#### TO DO:
No images are to be carried over; print all other material exactly as it stands.

/---

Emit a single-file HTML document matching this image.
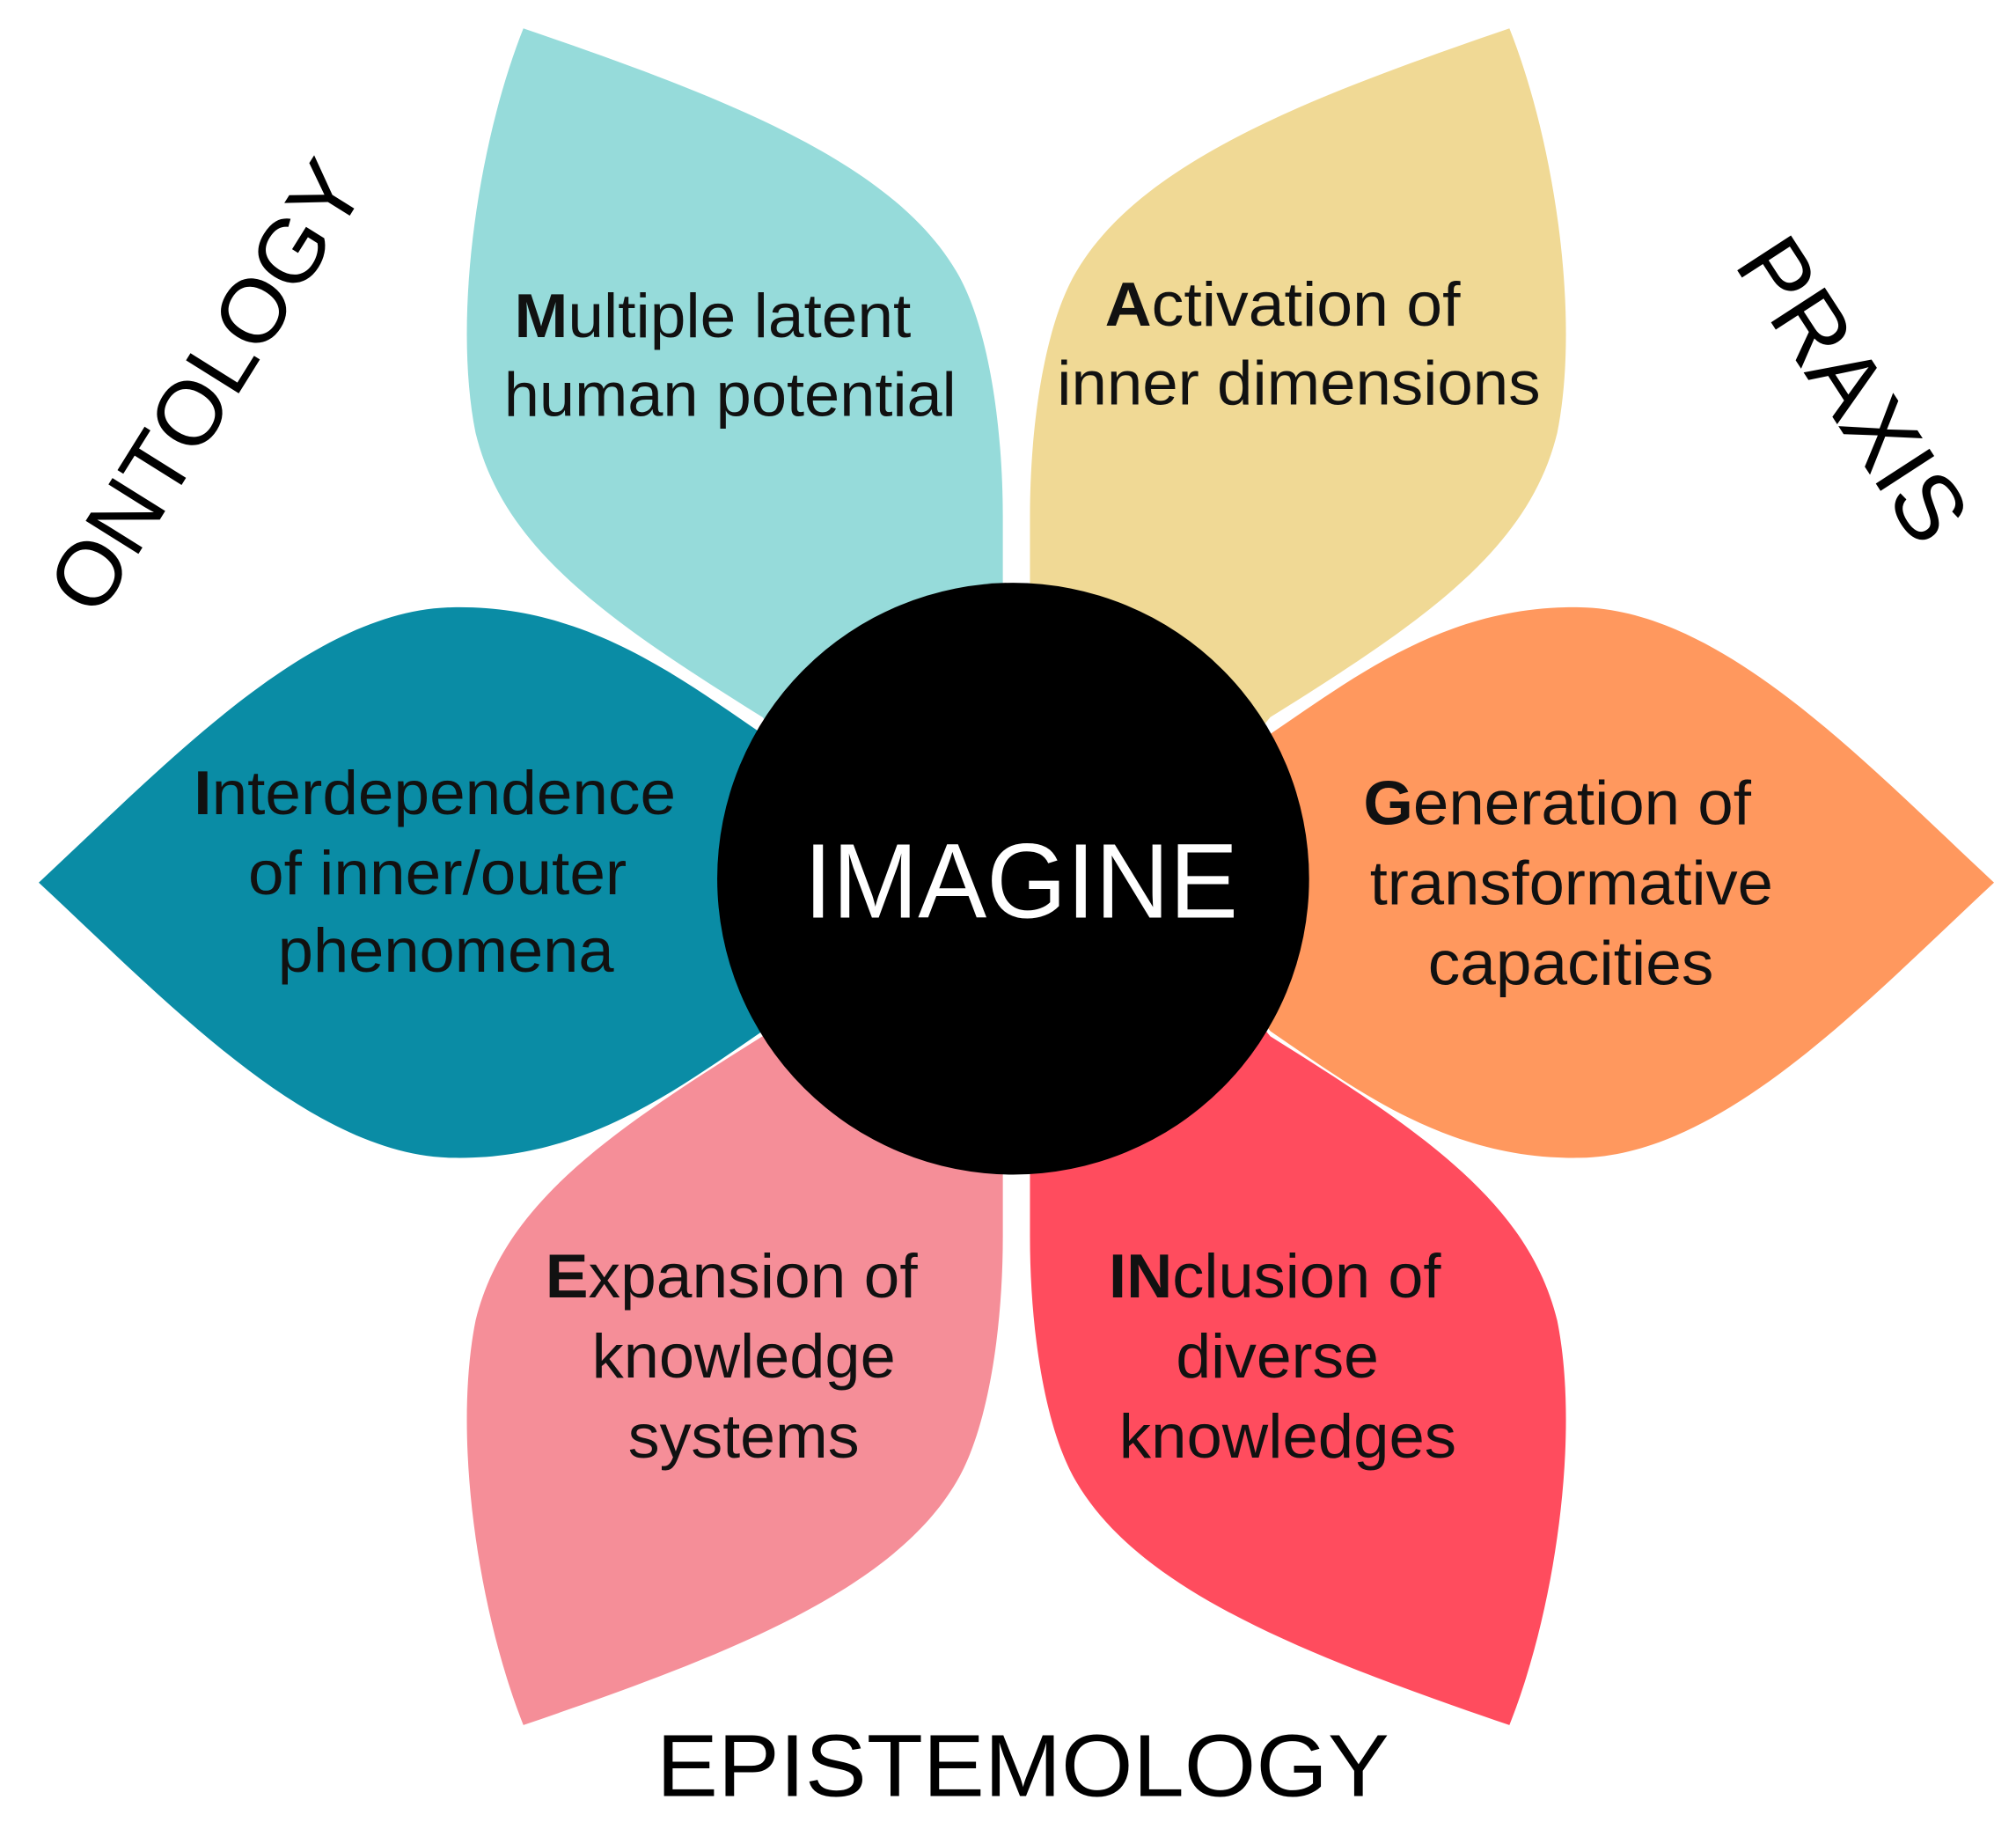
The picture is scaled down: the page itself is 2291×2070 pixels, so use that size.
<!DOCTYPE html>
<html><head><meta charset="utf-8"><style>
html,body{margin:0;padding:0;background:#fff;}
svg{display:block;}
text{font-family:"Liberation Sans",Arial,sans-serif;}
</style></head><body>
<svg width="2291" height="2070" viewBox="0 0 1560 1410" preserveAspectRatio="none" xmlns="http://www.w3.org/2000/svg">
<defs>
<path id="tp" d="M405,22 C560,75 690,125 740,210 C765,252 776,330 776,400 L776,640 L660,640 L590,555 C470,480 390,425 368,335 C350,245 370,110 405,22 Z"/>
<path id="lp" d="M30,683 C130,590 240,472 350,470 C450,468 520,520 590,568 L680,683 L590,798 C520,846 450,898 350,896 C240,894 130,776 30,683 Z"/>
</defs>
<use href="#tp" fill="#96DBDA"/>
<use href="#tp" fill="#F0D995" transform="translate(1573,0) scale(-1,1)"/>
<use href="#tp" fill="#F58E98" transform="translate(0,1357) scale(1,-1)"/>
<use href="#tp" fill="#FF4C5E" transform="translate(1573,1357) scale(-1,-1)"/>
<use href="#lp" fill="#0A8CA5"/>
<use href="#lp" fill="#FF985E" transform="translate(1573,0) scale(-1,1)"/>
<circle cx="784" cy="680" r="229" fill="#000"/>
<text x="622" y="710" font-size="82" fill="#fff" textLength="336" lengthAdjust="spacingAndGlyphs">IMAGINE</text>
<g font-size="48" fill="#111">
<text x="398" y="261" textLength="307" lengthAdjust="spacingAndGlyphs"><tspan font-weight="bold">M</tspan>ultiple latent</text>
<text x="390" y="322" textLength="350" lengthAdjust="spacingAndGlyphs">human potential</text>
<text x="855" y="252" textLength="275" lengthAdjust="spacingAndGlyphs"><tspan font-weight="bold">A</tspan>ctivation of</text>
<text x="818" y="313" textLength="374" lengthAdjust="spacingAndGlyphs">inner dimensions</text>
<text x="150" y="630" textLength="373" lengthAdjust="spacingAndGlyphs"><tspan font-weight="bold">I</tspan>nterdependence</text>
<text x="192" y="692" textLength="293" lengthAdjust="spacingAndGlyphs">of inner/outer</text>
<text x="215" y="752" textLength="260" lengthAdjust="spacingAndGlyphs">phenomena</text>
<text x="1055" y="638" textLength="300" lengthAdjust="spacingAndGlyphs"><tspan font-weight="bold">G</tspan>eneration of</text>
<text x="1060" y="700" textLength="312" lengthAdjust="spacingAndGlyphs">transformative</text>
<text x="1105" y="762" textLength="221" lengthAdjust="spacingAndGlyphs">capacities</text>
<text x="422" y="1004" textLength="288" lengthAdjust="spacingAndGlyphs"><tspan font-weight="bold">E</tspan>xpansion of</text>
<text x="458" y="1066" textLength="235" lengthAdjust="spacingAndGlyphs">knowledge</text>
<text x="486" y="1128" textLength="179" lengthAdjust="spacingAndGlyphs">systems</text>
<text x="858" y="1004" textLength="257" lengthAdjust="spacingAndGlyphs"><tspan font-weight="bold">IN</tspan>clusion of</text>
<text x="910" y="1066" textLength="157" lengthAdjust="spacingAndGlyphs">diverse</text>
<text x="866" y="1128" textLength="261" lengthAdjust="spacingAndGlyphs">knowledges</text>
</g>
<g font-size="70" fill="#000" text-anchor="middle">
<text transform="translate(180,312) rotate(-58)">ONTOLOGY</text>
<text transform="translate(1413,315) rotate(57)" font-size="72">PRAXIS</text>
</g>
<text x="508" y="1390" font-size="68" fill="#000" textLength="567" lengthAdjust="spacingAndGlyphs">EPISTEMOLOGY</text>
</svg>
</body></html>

\---

#### EXERCISE OUTPUT:
Emit a single-file HTML document matching this image.
The picture is scaled down: the page itself is 2291×2070 pixels, so use that size.
<!DOCTYPE html>
<html><head><meta charset="utf-8"><style>
html,body{margin:0;padding:0;background:#fff;}
svg{display:block;}
text{font-family:"Liberation Sans",Arial,sans-serif;}
</style></head><body>
<svg width="2291" height="2070" viewBox="0 0 1560 1410" preserveAspectRatio="none" xmlns="http://www.w3.org/2000/svg">
<defs>
<path id="tp" d="M405,22 C560,75 690,125 740,210 C765,252 776,330 776,400 L776,640 L660,640 L590,555 C470,480 390,425 368,335 C350,245 370,110 405,22 Z"/>
<path id="lp" d="M30,683 C130,590 240,472 350,470 C450,468 520,520 590,568 L680,683 L590,798 C520,846 450,898 350,896 C240,894 130,776 30,683 Z"/>
</defs>
<use href="#tp" fill="#96DBDA"/>
<use href="#tp" fill="#F0D995" transform="translate(1573,0) scale(-1,1)"/>
<use href="#tp" fill="#F58E98" transform="translate(0,1357) scale(1,-1)"/>
<use href="#tp" fill="#FF4C5E" transform="translate(1573,1357) scale(-1,-1)"/>
<use href="#lp" fill="#0A8CA5"/>
<use href="#lp" fill="#FF985E" transform="translate(1573,0) scale(-1,1)"/>
<circle cx="784" cy="680" r="229" fill="#000"/>
<text x="622" y="710" font-size="82" fill="#fff" textLength="336" lengthAdjust="spacingAndGlyphs">IMAGINE</text>
<g font-size="48" fill="#111">
<text x="398" y="261" textLength="307" lengthAdjust="spacingAndGlyphs"><tspan font-weight="bold">M</tspan>ultiple latent</text>
<text x="390" y="322" textLength="350" lengthAdjust="spacingAndGlyphs">human potential</text>
<text x="855" y="252" textLength="275" lengthAdjust="spacingAndGlyphs"><tspan font-weight="bold">A</tspan>ctivation of</text>
<text x="818" y="313" textLength="374" lengthAdjust="spacingAndGlyphs">inner dimensions</text>
<text x="150" y="630" textLength="373" lengthAdjust="spacingAndGlyphs"><tspan font-weight="bold">I</tspan>nterdependence</text>
<text x="192" y="692" textLength="293" lengthAdjust="spacingAndGlyphs">of inner/outer</text>
<text x="215" y="752" textLength="260" lengthAdjust="spacingAndGlyphs">phenomena</text>
<text x="1055" y="638" textLength="300" lengthAdjust="spacingAndGlyphs"><tspan font-weight="bold">G</tspan>eneration of</text>
<text x="1060" y="700" textLength="312" lengthAdjust="spacingAndGlyphs">transformative</text>
<text x="1105" y="762" textLength="221" lengthAdjust="spacingAndGlyphs">capacities</text>
<text x="422" y="1004" textLength="288" lengthAdjust="spacingAndGlyphs"><tspan font-weight="bold">E</tspan>xpansion of</text>
<text x="458" y="1066" textLength="235" lengthAdjust="spacingAndGlyphs">knowledge</text>
<text x="486" y="1128" textLength="179" lengthAdjust="spacingAndGlyphs">systems</text>
<text x="858" y="1004" textLength="257" lengthAdjust="spacingAndGlyphs"><tspan font-weight="bold">IN</tspan>clusion of</text>
<text x="910" y="1066" textLength="157" lengthAdjust="spacingAndGlyphs">diverse</text>
<text x="866" y="1128" textLength="261" lengthAdjust="spacingAndGlyphs">knowledges</text>
</g>
<g font-size="70" fill="#000" text-anchor="middle">
<text transform="translate(180,312) rotate(-58)">ONTOLOGY</text>
<text transform="translate(1413,315) rotate(57)" font-size="72">PRAXIS</text>
</g>
<text x="508" y="1390" font-size="68" fill="#000" textLength="567" lengthAdjust="spacingAndGlyphs">EPISTEMOLOGY</text>
</svg>
</body></html>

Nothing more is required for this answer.